«Sem o doutor Moriarty, Sherlock Holmes não seria um detective brilhante. E James Bond, sem Goldfinger, seria um fastidioso agente secreto. O valor de uma vitória tem sempre que ver com o poder do adversário.
Alfred Hitchcock, que sabia como fazer tremer os espectadores, chegou mesmo a clamar: "As melhores histórias são as que têm os piores malvados." Porque, quando derrotados, permitem-nos despertar de um pesadelo profundo. Nesta crise das bolsas, dos bancos, do petróleo e das dívidas soberanas, todos procuram o seu inimigo público número 1 de estimação. Nada que admire muito: a culpa é sempre do outro. E assim podem-se criar ódios de estimação ao sabor das conveniências. Que são vendáveis às claques de apoio de cada lado da barricada. O que se está a passar com os juros da dívida pública, aliados a um OE de que muitos desconfiam, serve à vontade para se encontrar bodes expiatórios de conveniência.

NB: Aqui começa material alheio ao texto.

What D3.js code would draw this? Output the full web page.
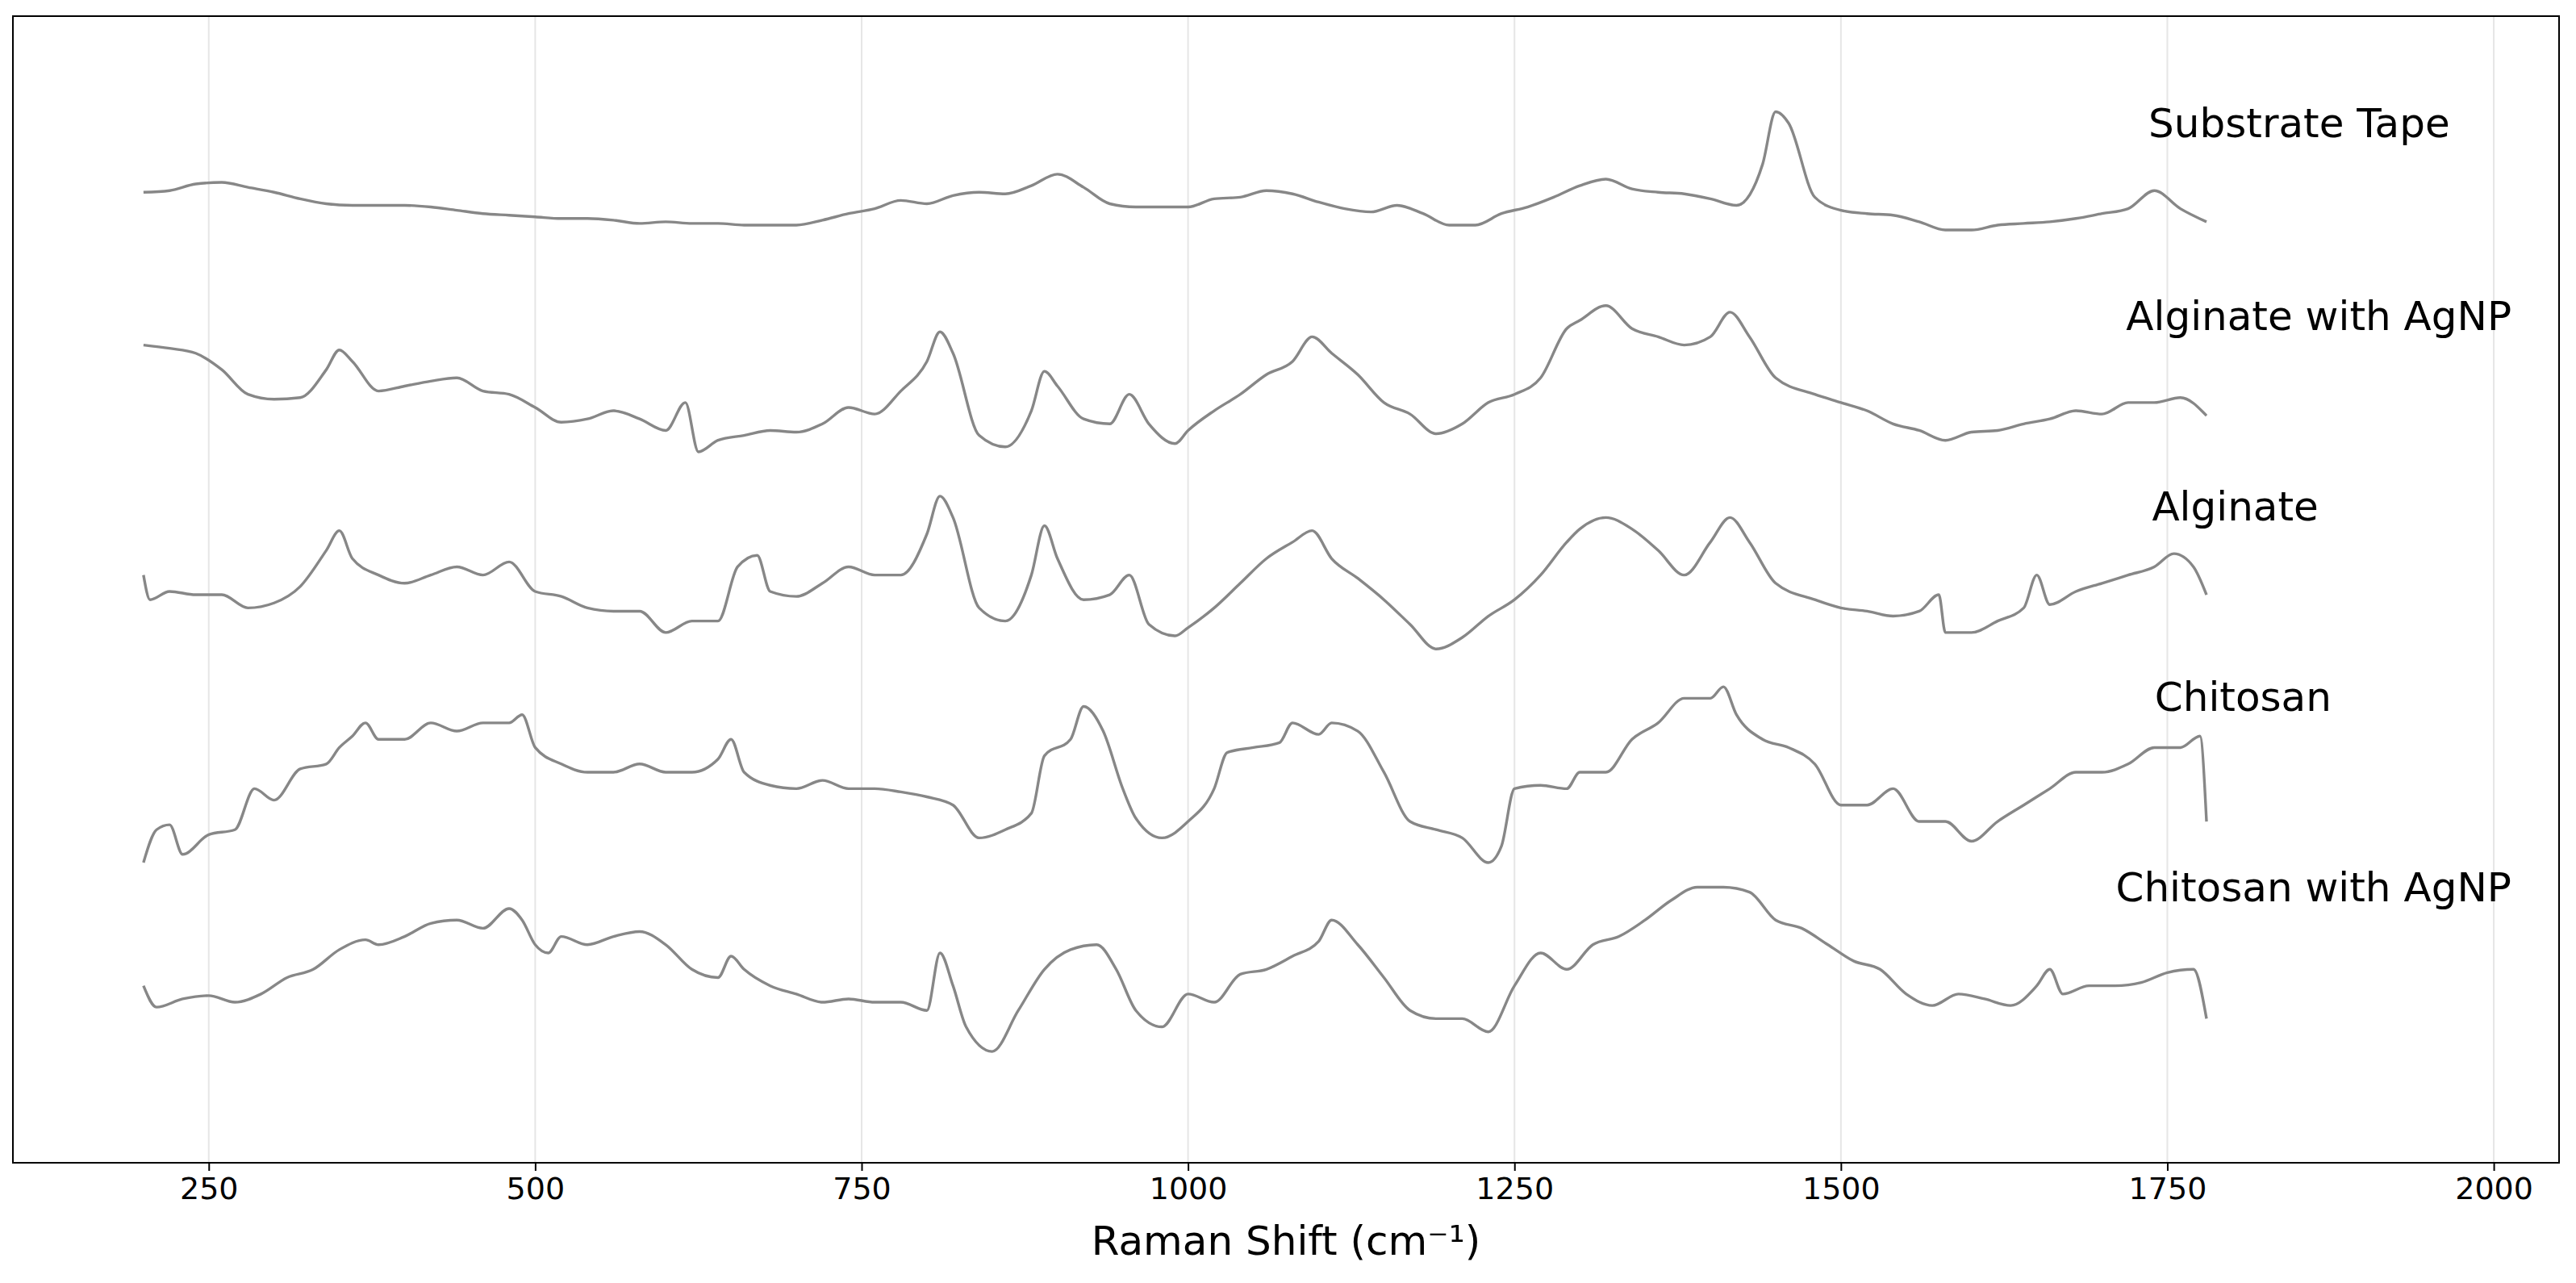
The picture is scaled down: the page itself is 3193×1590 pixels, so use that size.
<!DOCTYPE html>
<html>
<head>
<meta charset="utf-8">
<script src="https://cdn.jsdelivr.net/npm/d3@7"></script>
<style>
  body { margin: 0; background: #fff; }
  text { font-family: "DejaVu Sans", sans-serif; }
</style>
</head>
<body>
<svg id="chart" width="3193" height="1590"></svg>
<script>
// spectra: [raman shift, screen-height reading]; intensity = 720 - reading
var substrateTape = [[200,117],[220,116],[240,112],[260,111],[280,114],[300,117],[320,121],[340,124],[360,125],[380,125],[400,125],[420,126],[440,128],[460,130],[480,131],[500,132],[520,133],[540,133],[560,134],[580,136],[600,135],[620,136],[640,136],[660,137],[680,137],[700,137],[720,134],[740,130],[760,127],[780,122],[800,124],[820,119],[840,117],[860,118],[880,113],[900,106],[920,114],[940,124],[960,126],[980,126],[1000,126],[1020,121],[1040,120],[1060,116],[1080,118],[1100,123],[1120,127],[1140,129],[1160,125],[1180,130],[1200,137],[1220,137],[1240,130],[1260,126],[1280,120],[1300,113],[1320,109],[1340,115],[1360,117],[1380,118],[1400,121],[1420,125],[1440,100],[1450,68],[1460,75],[1480,120],[1500,128],[1520,130],[1540,131],[1560,135],[1580,140],[1600,140],[1620,137],[1640,136],[1660,135],[1680,133],[1700,130],[1720,127],[1740,116],[1760,127],[1780,135]];
var alginateAgNP = [[200,210],[220,212],[240,215],[260,225],[280,240],[300,243],[320,242],[340,225],[350,213],[360,220],[380,238],[400,235],[420,232],[440,230],[460,238],[480,240],[500,248],[520,257],[540,255],[560,250],[580,255],[600,262],[615,245],[625,275],[640,268],[660,265],[680,262],[700,263],[720,258],[740,248],[760,252],[780,238],[800,220],[810,202],[820,215],[840,265],[860,272],[880,250],[890,226],[900,235],[920,255],[940,258],[955,240],[970,258],[990,270],[1000,262],[1020,250],[1040,240],[1060,228],[1080,220],[1095,205],[1110,215],[1130,228],[1150,245],[1170,252],[1190,264],[1210,258],[1230,245],[1250,240],[1270,230],[1290,200],[1300,195],[1320,186],[1340,200],[1360,205],[1380,210],[1400,205],[1415,190],[1430,205],[1450,230],[1480,240],[1500,245],[1520,250],[1540,258],[1560,262],[1580,268],[1600,263],[1620,262],[1640,258],[1660,255],[1680,250],[1700,252],[1720,245],[1740,245],[1760,242],[1780,253]];
var alginate = [[200,350],[205,365],[220,360],[240,362],[260,362],[280,370],[300,367],[320,357],[340,335],[350,323],[360,340],[380,350],[400,355],[420,350],[440,345],[460,350],[480,342],[500,360],[520,363],[540,370],[560,372],[580,372],[600,385],[620,378],[640,378],[655,345],[670,338],[680,360],[700,363],[720,355],[740,345],[760,350],[780,350],[800,325],[810,302],[820,315],[840,370],[860,378],[880,350],[890,320],[900,340],[920,365],[940,362],[955,350],[970,380],[990,387],[1000,382],[1020,370],[1040,355],[1060,340],[1080,330],[1095,323],[1110,340],[1130,352],[1150,365],[1170,380],[1190,395],[1210,388],[1230,375],[1250,365],[1270,350],[1290,330],[1300,322],[1320,315],[1340,322],[1360,335],[1380,350],[1400,330],[1415,315],[1430,330],[1450,355],[1480,365],[1500,370],[1520,372],[1540,375],[1560,372],[1575,362],[1580,385],[1600,385],[1620,378],[1640,370],[1650,350],[1660,368],[1680,360],[1700,355],[1720,350],[1740,345],[1755,337],[1770,345],[1780,362]];
var chitosan = [[200,525],[210,505],[220,502],[230,520],[250,508],[270,505],[285,480],[300,487],[320,468],[340,465],[350,455],[360,448],[370,440],[380,450],[400,450],[420,440],[440,445],[460,440],[480,440],[490,435],[500,455],[520,465],[540,470],[560,470],[580,465],[600,470],[620,470],[640,462],[650,450],[660,470],[680,478],[700,480],[720,475],[740,480],[760,480],[780,482],[800,485],[820,490],[840,510],[860,505],[880,495],[890,460],[910,450],[920,430],[935,445],[950,480],[960,498],[980,510],[1000,500],[1020,480],[1030,458],[1050,455],[1070,452],[1080,440],[1100,447],[1110,440],[1130,445],[1150,470],[1170,500],[1190,505],[1210,510],[1230,525],[1240,515],[1250,480],[1270,478],[1290,480],[1300,470],[1320,470],[1340,450],[1360,440],[1380,425],[1400,425],[1410,418],[1420,435],[1440,450],[1460,455],[1480,465],[1500,490],[1520,490],[1540,480],[1560,500],[1580,500],[1600,512],[1620,500],[1640,490],[1660,480],[1680,470],[1700,470],[1720,465],[1740,455],[1760,455],[1775,448],[1780,500]];
var chitosanAgNP = [[200,600],[210,613],[230,608],[250,606],[270,610],[290,605],[310,595],[330,590],[350,578],[370,572],[380,575],[400,570],[420,562],[440,560],[460,565],[480,553],[490,560],[500,575],[510,580],[520,570],[540,575],[560,570],[580,567],[600,575],[620,590],[640,595],[650,582],[660,590],[680,600],[700,605],[720,610],[740,608],[760,610],[780,610],[800,615],[810,580],[820,600],[830,625],[850,640],[870,615],[890,590],[910,578],[930,575],[945,590],[960,615],[980,625],[1000,605],[1020,610],[1040,593],[1060,590],[1080,582],[1100,573],[1110,560],[1130,575],[1150,595],[1170,615],[1190,620],[1210,620],[1230,628],[1250,600],[1270,580],[1290,590],[1310,575],[1330,570],[1350,560],[1370,548],[1390,540],[1410,540],[1430,543],[1450,560],[1470,565],[1490,575],[1510,585],[1530,590],[1550,605],[1570,612],[1590,605],[1610,608],[1630,612],[1650,600],[1660,590],[1670,605],[1690,600],[1710,600],[1730,598],[1750,592],[1770,590],[1780,620]];

var seriesNames = ["Substrate Tape", "Alginate with AgNP", "Alginate", "Chitosan", "Chitosan with AgNP"];
var seriesData = [substrateTape, alginateAgNP, alginate, chitosan, chitosanAgNP];
var labelShift = [1851, 1866, 1802, 1808, 1862];
var labelLevel = [643, 526, 410, 294, 178];
var xTicks = [250, 500, 750, 1000, 1250, 1500, 1750, 2000];

var svg = d3.select("#chart");
var margin = {left: 16, right: 21, top: 20, bottom: 149};
var W = 3193, H = 1590;

var x = d3.scaleLinear().domain([100, 2050]).range([margin.left, W - margin.right]);
var y = d3.scaleLinear().domain([0, 720]).range([1466, 0]);

// grid
svg.append("g").selectAll("line").data(xTicks).enter().append("line")
    .attr("x1", function(d){ return x(d); }).attr("x2", function(d){ return x(d); })
    .attr("y1", margin.top).attr("y2", H - margin.bottom)
    .attr("stroke", "#e6e6e6").attr("stroke-width", 2);

var line = d3.line()
    .x(function(d){ return x(d[0]); })
    .y(function(d){ return y(720 - d[1]); })
    .curve(d3.curveMonotoneX);

svg.append("g").selectAll("path").data(seriesData).enter().append("path")
    .attr("d", line)
    .attr("fill", "none")
    .attr("stroke", "#878787")
    .attr("stroke-width", 3.4);

svg.append("g").selectAll("text").data(seriesNames).enter().append("text")
    .attr("x", function(d, i){ return x(labelShift[i]); })
    .attr("y", function(d, i){ return y(labelLevel[i]); })
    .attr("text-anchor", "middle")
    .attr("dominant-baseline", "middle")
    .attr("font-size", 50)
    .attr("fill", "#000")
    .text(function(d){ return d; });

// frame
svg.append("rect")
    .attr("x", margin.left).attr("y", margin.top)
    .attr("width", W - margin.left - margin.right)
    .attr("height", H - margin.top - margin.bottom)
    .attr("fill", "none").attr("stroke", "#000").attr("stroke-width", 2);

var xAxis = svg.append("g")
    .attr("transform", "translate(0," + (H - margin.bottom) + ")")
    .call(d3.axisBottom(x).tickValues(xTicks).tickSize(10).tickPadding(8).tickFormat(d3.format("d")));
xAxis.select(".domain").remove();
xAxis.selectAll("line").attr("stroke-width", 2);
xAxis.selectAll("text").attr("font-size", 38).attr("font-family", "DejaVu Sans");

svg.append("text")
    .attr("x", (margin.left + W - margin.right) / 2)
    .attr("y", 1555)
    .attr("text-anchor", "middle")
    .attr("font-size", 50)
    .text("Raman Shift (cm\u207B\u00B9)");
</script>
</body>
</html>
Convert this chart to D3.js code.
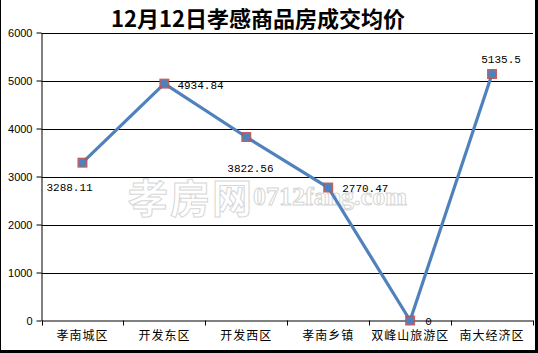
<!DOCTYPE html>
<html><head><meta charset="utf-8">
<script src="https://cdn.jsdelivr.net/npm/d3@7"></script>
<style>body{margin:0;background:#fff}svg{display:block}</style>
</head><body>
<script>
const title = "12月12日孝感商品房成交均价";
const categories = ["孝南城区","开发东区","开发西区","孝南乡镇","双峰山旅游区","南大经济区"];
const values = [3288.11, 4934.84, 3822.56, 2770.47, 0, 5135.5];
const labels = ["3288.11","4934.84","3822.56","2770.47","0","5135.5"];
const yTicks = [0,1000,2000,3000,4000,5000,6000];

(function(){
const W = 538, H = 353;
const svg = d3.select("body").append("svg").attr("width", W).attr("height", H);
svg.append("rect").attr("width", W).attr("height", H).attr("fill", "#fff");

const pL = 41.5, pR = 533, pT = 32.5, pB = 320.5;
const x = d3.scaleBand().domain(categories).range([pL, pR]);
const y = d3.scaleLinear().domain([0, 6000]).range([pB, pT]);

// watermark
const wm = svg.append("g").attr("fill", "#fff").attr("stroke", "#d6d6d6").attr("stroke-width", 1);
wm.append("text").attr("x", 128).attr("y", 213).attr("font-family", "Noto Sans CJK SC").attr("font-weight", "bold")
  .attr("font-size", 40).attr("letter-spacing", 2).text("孝房网");
wm.append("text").attr("x", 253).attr("y", 205).attr("font-family", "Liberation Serif").attr("font-weight", "bold")
  .attr("font-size", 26).text("0712fang.com");

// gridlines
svg.append("g").selectAll("line").data(yTicks.filter(d => d > 0)).join("line")
  .attr("x1", pL).attr("x2", pR).attr("y1", d => Math.round(y(d)) + 0.5).attr("y2", d => Math.round(y(d)) + 0.5)
  .attr("stroke", "#000").attr("stroke-width", 1);

// y axis
const ya = svg.append("g").attr("transform", `translate(${pL},0)`)
  .call(d3.axisLeft(y).tickValues(yTicks).tickSize(5).tickSizeOuter(0).tickFormat(d3.format("d")));
ya.select(".domain").attr("stroke", "#000");
ya.selectAll(".tick line").attr("stroke", "#000");
ya.selectAll("text").attr("font-family", "Liberation Sans, Arial").attr("font-size", 11).attr("fill", "#000").attr("dx", "-1");

// x axis
const xa = svg.append("g").attr("transform", `translate(0,${pB})`)
  .call(d3.axisBottom(x).tickSize(0).tickSizeOuter(0));
xa.select(".domain").attr("stroke", "#000");
xa.selectAll("text").attr("font-family", "Noto Sans CJK SC").attr("font-size", 12).attr("fill", "#000")
  .attr("letter-spacing", 1).attr("dy", "1.35em");
const bounds = categories.map(c => x(c)).concat([pR]);
svg.append("g").selectAll("line").data(bounds).join("line")
  .attr("x1", d => Math.round(d) + 0.5).attr("x2", d => Math.round(d) + 0.5)
  .attr("y1", pB).attr("y2", pB + 5).attr("stroke", "#000");

// line
const cx = c => x(c) + x.bandwidth() / 2;
const pts = categories.map((c, i) => [cx(c), y(values[i])]);
svg.append("path").attr("d", d3.line()(pts)).attr("fill", "none")
  .attr("stroke", "#4F81BD").attr("stroke-width", 3.2).attr("stroke-linejoin", "round");

// markers
svg.append("g").selectAll("rect").data(pts).join("rect")
  .attr("x", d => d[0] - 5).attr("y", d => d[1] - 5).attr("width", 10).attr("height", 10)
  .attr("fill", "#C0504D").attr("opacity", 0.9);
svg.append("g").selectAll("circle").data(pts).join("circle")
  .attr("cx", d => d[0]).attr("cy", d => d[1]).attr("r", 4).attr("fill", "#4F81BD");

// data labels
const offs = [[-36, 28, "start"], [13, 5, "start"], [-19, 35, "start"], [14, 4, "start"], [15, 4, "start"], [9, -11, "middle"]];
svg.append("g").selectAll("text").data(pts).join("text")
  .attr("x", (d, i) => d[0] + offs[i][0]).attr("y", (d, i) => d[1] + offs[i][1])
  .attr("text-anchor", (d, i) => offs[i][2])
  .attr("font-family", "Liberation Mono, DejaVu Sans Mono").attr("font-size", 11).attr("fill", "#000")
  .text((d, i) => labels[i]);

// title
svg.append("text").attr("x", 258).attr("y", 27).attr("text-anchor", "middle")
  .attr("font-family", "Noto Sans CJK SC").attr("font-weight", "bold").attr("font-size", 22).attr("fill", "#000")
  .text(title);

// frame
svg.append("line").attr("x1", 0.5).attr("x2", 0.5).attr("y1", 0).attr("y2", H).attr("stroke", "#000");
svg.append("rect").attr("x", 535).attr("y", 0).attr("width", 3).attr("height", H).attr("fill", "#000");
svg.append("rect").attr("x", 0).attr("y", 350).attr("width", W).attr("height", 3).attr("fill", "#000");
})();
</script>
</body></html>
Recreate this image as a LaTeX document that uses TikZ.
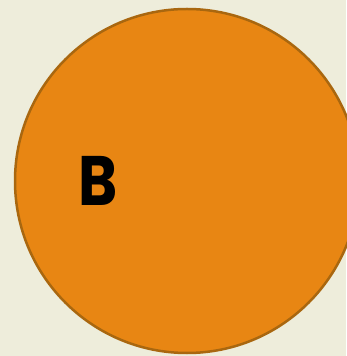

Mas, no meio deste drama, onde nem falta essa figura altiva e dispensável que é Jeroen Dijsselbloem e aqueles que acham que este país deve ser um protectorado de Bruxelas, o cerco parece estar montado. Portugal é, mais uma vez, quem der o corpo às balas pela Europa. Já se viu este filme. E vai voltar a ver-se. A austeridade, sob a forma de aumento de impostos, vai manter-se, porque o Governo vai ter de recuar. Mesmo que haja uma manifestação de clones de Ana Avoila até São Bento. Para os mercados, Portugal é o elo mais fraco desta Europa que parece um canavial que treme por todos os lados. Para a Europa das certezas, Portugal é o útil bode expiatório das suas fragilidades. Portugal é o Goldfinger desta Europa que se julga James Bond e que é, apenas, Austin Powers. Mais uma vez mostra-se, à evidência, a fragilidade deste país, definhado pela dívida e incapaz de ter uma visão estratégica sobre o seu destino. Nada aprendemos com a História. Sabemos apenas aumentar impostos para que ninguém nos chame Goldfinger.»